The former chief executive of a Chilean chemical and mining company on Tuesday settled a foreign bribery case with the U.S. Securities and Exchange Commission.
Patricio Contesse, as CEO of Sociedad Química y Minera de Chile SA, or SQM, directed and authorized nearly $15 million in payments through a discretionary account to Chilean politicians, political candidates and people and entities associated with them, the SEC alleged. The payments were supported by fake documentation he submitted to the company, the SEC said.
“Corporate culture starts at the top,” said Charles Cain, chief of the SEC’s Foreign Corrupt Practices Act unit in the enforcement division, “and when misconduct is directed by the highest level of management it is critical that they are held accountable for their conduct.”
Without admitting or denying the SEC’s allegations, Mr. Contesse agreed to pay $125,000. A lawyer for Mr.
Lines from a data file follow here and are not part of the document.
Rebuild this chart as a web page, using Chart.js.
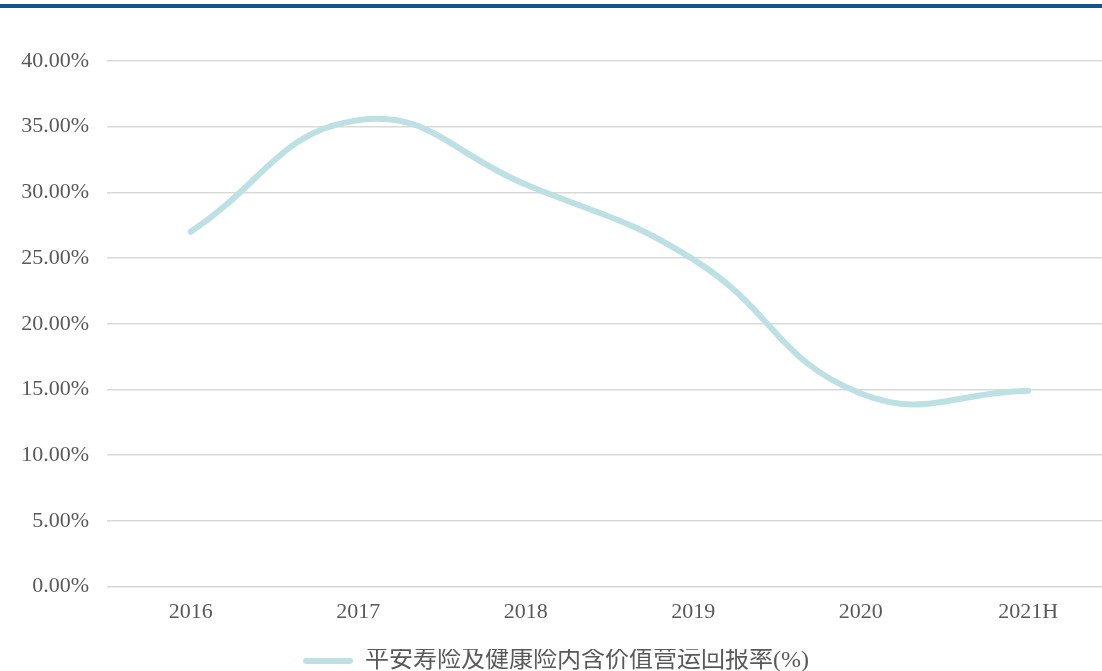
<!DOCTYPE html>
<html>
<head>
<meta charset="utf-8">
<script src="https://cdn.jsdelivr.net/npm/chart.js@4.4.1/dist/chart.umd.min.js"></script>
<style>
  html, body { margin: 0; padding: 0; background: #fff; overflow: hidden; }
  #topBar { position: absolute; left: 0; top: 4px; width: 1102px; height: 4px; background: #0d5491; }
  #wrap { position: absolute; left: 0; top: 0; width: 1112px; height: 671px; }
</style>
</head>
<body>
<div id="topBar"></div>
<div id="wrap"><canvas id="roeChart" width="1112" height="671"></canvas></div>
<script>
const years = ['2016', '2017', '2018', '2019', '2020', '2021H'];
const roeValues = [27.0, 35.5, 30.6, 24.9, 14.7, 14.9];
const yTicks = [0, 5, 10, 15, 20, 25, 30, 35, 40];
const seriesName = '平安寿险及健康险内含价值营运回报率(%)';

const lineColor = '#bde1e3';
const textColor = '#595959';
const fontFamily = "'Liberation Serif', 'Noto Sans CJK SC', serif";

const ctx = document.getElementById('roeChart').getContext('2d');

const roeChart = new Chart(ctx, {
    type: 'line',
    data: {
        labels: years,
        datasets: [{
            label: seriesName,
            data: roeValues,
            borderColor: lineColor,
            backgroundColor: lineColor,
            borderWidth: 6,
            borderCapStyle: 'round',
            tension: 0.45,
            pointRadius: 0,
            pointHoverRadius: 0,
            fill: false
        }]
    },
    options: {
        responsive: false,
        animation: false,
        devicePixelRatio: 1,
        layout: {
            padding: { top: 61, right: 0, bottom: -12, left: 0 }
        },
        plugins: {
            tooltip: { enabled: false },
            legend: {
                position: 'bottom',
                labels: {
                    color: textColor,
                    font: { family: fontFamily, size: 24 },
                    boxWidth: 50,
                    boxHeight: 6,
                    padding: 0,
                    useBorderRadius: true,
                    borderRadius: 3,
                    generateLabels: function (chart) {
                        return [{
                            text: seriesName,
                            fillStyle: lineColor,
                            strokeStyle: lineColor,
                            lineWidth: 0,
                            fontColor: textColor,
                            borderRadius: 3,
                            datasetIndex: 0
                        }];
                    }
                }
            }
        },
        scales: {
            x: {
                offset: true,
                grid: { display: false, drawTicks: false },
                border: { display: false },
                afterFit: function (scale) {
                    // leave room between the year labels and the legend
                    scale.height += 12;
                },
                ticks: {
                    color: textColor,
                    font: { family: fontFamily, size: 22 },
                    padding: 12,
                    maxRotation: 0
                }
            },
            y: {
                min: 0,
                max: 40,
                afterBuildTicks: function (scale) {
                    scale.ticks = yTicks.map(v => ({ value: v }));
                },
                afterFit: function (scale) {
                    scale.width = 107;
                },
                grid: {
                    color: '#d9d9d9',
                    lineWidth: 1.5,
                    drawTicks: false
                },
                border: { display: false },
                ticks: {
                    color: textColor,
                    font: { family: fontFamily, size: 22 },
                    padding: 18,
                    callback: function (value) {
                        return value.toFixed(2) + '%';
                    }
                }
            }
        }
    }
});
</script>
</body>
</html>
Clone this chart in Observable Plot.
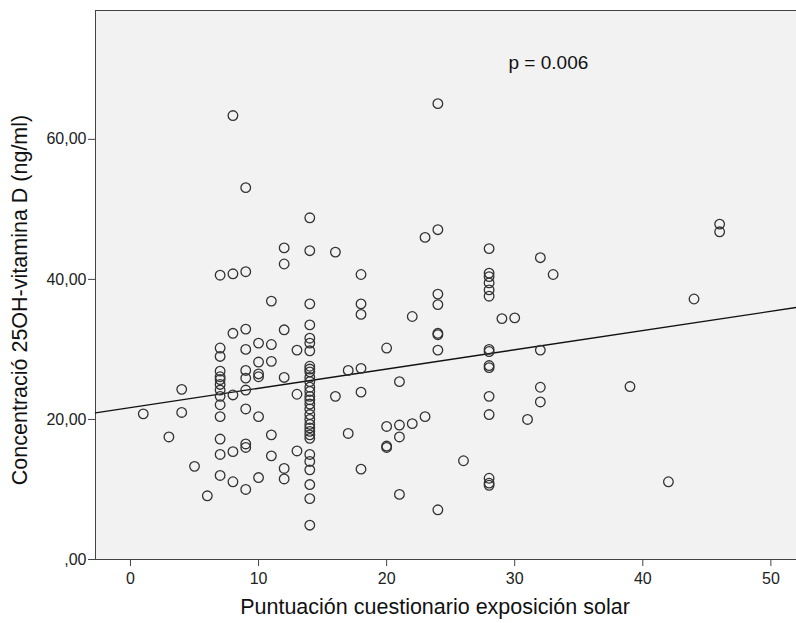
<!DOCTYPE html>
<html>
<head>
<meta charset="utf-8">
<script src="https://cdn.jsdelivr.net/npm/d3@7"></script>
<script src="https://cdn.jsdelivr.net/npm/@observablehq/plot@0.6"></script>
<style>
  html, body { margin: 0; padding: 0; background: #fff; }
  #chart svg { display: block; }
</style>
</head>
<body>
<div id="chart"></div>
<script>
// Puntuación (x) and concentration (y) grouped by score
const scores = [1, 3, 4, 5, 6, 7, 8, 9, 10, 11, 12, 13, 14, 16, 17, 18, 20, 21, 22, 23, 24, 26, 28, 29, 30, 31, 32, 33, 39, 42, 44, 46];
const concentrations = [
  [20.8],
  [17.5],
  [24.3, 21.0],
  [13.3],
  [9.1],
  [40.6, 30.2, 29.0, 26.9, 26.1, 25.7, 25.0, 24.2, 23.3, 22.1, 20.4, 17.2, 15.0, 12.0],
  [63.4, 40.8, 32.3, 23.5, 15.4, 11.1],
  [53.1, 41.1, 32.9, 30.0, 27.0, 25.9, 24.2, 21.5, 16.5, 16.0, 10.0],
  [30.9, 28.2, 26.5, 26.1, 20.4, 11.7],
  [36.9, 30.7, 28.3, 17.8, 14.8],
  [44.5, 42.2, 32.8, 26.0, 13.0, 11.5],
  [29.9, 23.6, 15.5],
  [48.8, 44.1, 36.5, 33.5, 31.6, 30.9, 29.8, 27.6, 27.2, 26.8, 26.0, 25.4, 24.6, 24.0, 23.3, 22.8, 22.2, 21.5, 20.7, 20.0, 19.3, 18.8, 18.3, 17.8, 17.3, 15.0, 14.0, 12.8, 10.7, 8.7, 4.9],
  [43.9, 23.3],
  [27.0, 18.0],
  [40.7, 36.5, 35.0, 27.3, 23.9, 12.9],
  [30.2, 19.0, 16.2, 16.0],
  [25.4, 19.2, 17.5, 9.3],
  [34.7, 19.4],
  [46.0, 20.4],
  [65.1, 47.1, 37.9, 36.4, 32.3, 32.1, 29.9, 7.1],
  [14.1],
  [44.4, 40.9, 40.4, 39.5, 38.5, 37.6, 30.0, 29.7, 27.7, 27.4, 23.3, 20.7, 11.6, 10.9, 10.6],
  [34.4],
  [34.5],
  [20.0],
  [43.1, 29.9, 24.6, 22.5],
  [40.7],
  [24.7],
  [11.1],
  [37.2],
  [47.9, 46.8]
];
// Fit line (ends at the plot edges)
const fitX = [-2.73, 52.0];
const fitY = [20.95, 36.0];
const xTicks = [0, 10, 20, 30, 40, 50];
const yTicks = [0, 20, 40, 60];
const xTitle = "Puntuación cuestionario exposición solar";
const yTitle = "Concentració 25OH-vitamina D (ng/ml)";
const pLabel = "p = 0.006";

const points = scores.flatMap((s, i) => concentrations[i].map(v => ({x: s, y: v})));
const fit = fitX.map((x, i) => ({x, y: fitY[i]}));

const font = "'Liberation Sans', Arial, Helvetica, sans-serif";

const chart = Plot.plot({
  width: 796,
  height: 623,
  marginLeft: 95,
  marginRight: 0,
  marginTop: 10,
  marginBottom: 64,
  style: {fontFamily: font, background: "#ffffff", color: "#222"},
  x: {domain: [-2.73, 52.0]},
  y: {domain: [0, 78.4]},
  marks: [
    Plot.frame({fill: "#f2f2f2", stroke: "#444", strokeWidth: 1}),
    Plot.line(fit, {x: "x", y: "y", stroke: "#111", strokeWidth: 1.3}),
    Plot.dot(points, {x: "x", y: "y", r: 4.8, stroke: "#333", strokeWidth: 1.3, fill: "none"}),
    Plot.axisX({ticks: xTicks, tickSize: 7, tickPadding: 6, fontSize: 16, label: null, stroke: "#444"}),
    Plot.axisY({ticks: yTicks, tickSize: 7, tickPadding: 2, fontSize: 16, label: null, stroke: "#444",
      tickFormat: d => d === 0 ? ",00" : d.toFixed(2).replace(".", ",")}),
    Plot.text([xTitle], {frameAnchor: "bottom", dx: -11, dy: 54, fontSize: 21.5, fill: "#111"}),
    Plot.text([yTitle], {frameAnchor: "left", dx: -75, dy: 15, rotate: -90, textAnchor: "middle", fontSize: 21.5, fill: "#111"}),
    Plot.text([pLabel], {frameAnchor: "top-left", dx: 413, dy: 45, fontSize: 19, fill: "#111"})
  ]
});
document.getElementById("chart").appendChild(chart);
</script>
</body>
</html>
Contesse didn’t immediately respond to a request for comment.
SQM trades series B American Depositary Shares on the New York Stock Exchange, making it subject to U.S. jurisdiction under the FCPA. The Santiago, Chile-based company in January 2017 agreed to pay $30.5 million to resolve bribery allegations from the SEC and the Justice Department, which jointly enforce the FCPA.
At the time of the 2017 settlement, authorities said an investigation was ongoing; a Justice Department spokeswoman on Tuesday neither confirmed nor denied the existence of a probe.
Mr. Contesse worked for the company for more than 25 years, nearly all of it as its chief executive. From at least 2008 through 2015, while as CEO, he used the discretionary account to pay politically exposed people in Chile, falsely recording them in the company’s books, the SEC alleged. Mr. Contesse also lied to SQM’s independent auditor and signed false certifications in the company’s filings, the SEC said.
The company terminated him in 2015 amid the bribery scandal.